In recent years, Netflix has been on quite the gaming M&A spree, buying Spry Fox, Next Games, and Night School Studio. I don’t expect the pace of deal-making to stop. Furthermore, Netflix may acquire or team up with target bigger-budget studios as it seeks to take its gaming growth into overdrive.

The company’s recent collaboration with Ubisoft (UBSFY) to bring the three Assassin’s Creed games and one live-action series to the Netflix lineup is intriguing. The show’s success could translate to success in the games and vice-versa. Either way, I’m a big fan of the unique angles Netflix has undertaken to push into gaming.

Wall Street’s Take on Netflix Stock

On TipRanks, NFLX stock is a Moderate Buy. Out of 37 analyst ratings, there are 24 Buys, 12 Holds, and one Sell recommendation. The average NFLX stock price target is $704.97, implying an upside potential of 2.66%. Analyst price targets range from a low of $545.00 per share to a high of $800.00 per share.

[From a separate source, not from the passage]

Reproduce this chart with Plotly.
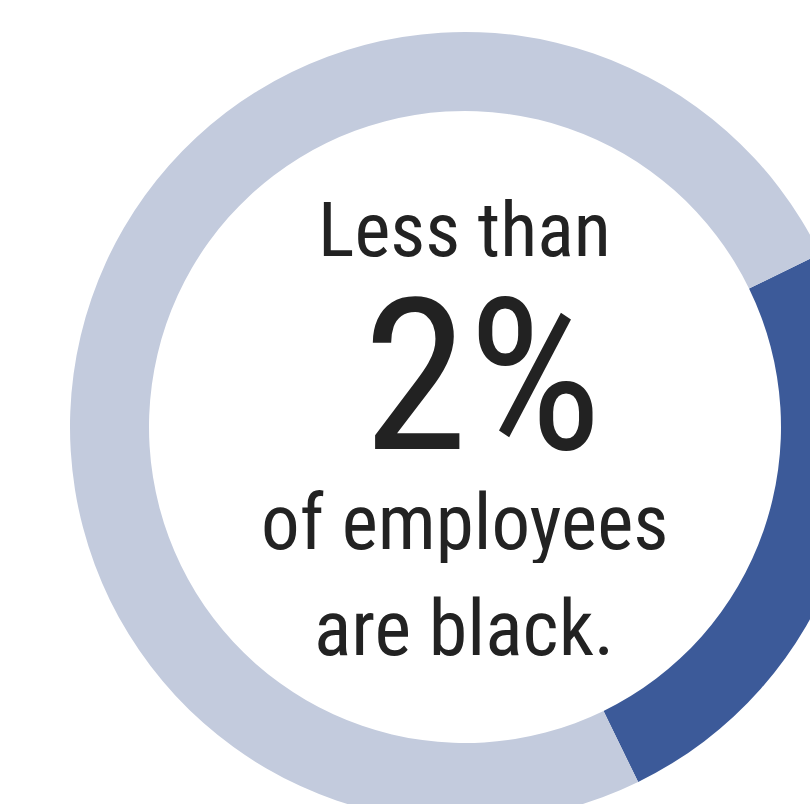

The Bottom Line on NFLX Shares

If Netflix is to keep growth elevated, it needs to level up on the front of video games. Fortunately, Netflix has been taking all the right steps to lay a strong foundation for the firm before making even bigger moves. In recent quarters, the firm has really brought on a great deal of talent.

Whether we’re talking about the addition of industry veteran Alain Tascan or the tremendous talent from recently acquired game studios, it’s a mistake to view Netflix as punching above its weight in gaming. Arguably, Netflix may have the edge as it plays slow starts to win the long game. Given this, I’m incredibly bullish on the firm as it looks to games to supplement its video streaming business.